In 1987 the ESA approved the Columbus laboratory. 1988, Europe was working on several space projects including the Columbus module, the Man-Tended Free Flyer (MTFF), and the Polar Platform (PPF), supported by the Ariane 5 rocket and the Hermes spaceplane.

The Columbus Man-Tended Free Flyer (MTFF) was an ESA programme to develop a space station that could be used for a variety of microgravity experiments while serving ESA's needs for an autonomous crewed space platform. The MTFF would be a space station without long term life support, visited by short term crews to replenish and maintain experiments in a Zero-G environment free of vibrations caused by a permanent crew. The project was cancelled after budget constraints caused by German reunification. The Hermes spaceplane is comparable in function to the American and Soviet space shuttles, with a smaller crew of up to 6 (reduced to 3 with ejection seats after the Challenger disaster) and substantially smaller cargo capacity, 4,550 kg, comparable to ISS uncrewed cargo ships.
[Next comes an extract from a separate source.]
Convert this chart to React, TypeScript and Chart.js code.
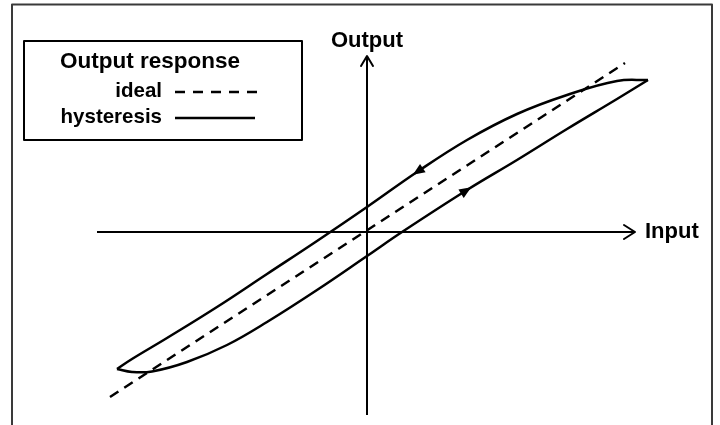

By 1991 the Columbus and Hermes pre-development activities were good enough to progress into full development, however profound geopolitical changes prompted examining broader international co-operation, in particular with the Russian Federation. ESA Member States approved the complete development of the Attached Pressurised Module (APM) and the Polar Platform (PPF) for Columbus, but the Man-Tended Free-Flyer (MTFF) was abandoned. The Hermes programme was reoriented into the Manned Space Transportation Programme (MSTP), and a three-year period extending from 1993 to 1995 was agreed on to define a future crewed space transportation system in co-operation with Russia, including joint development and use of Mir-2.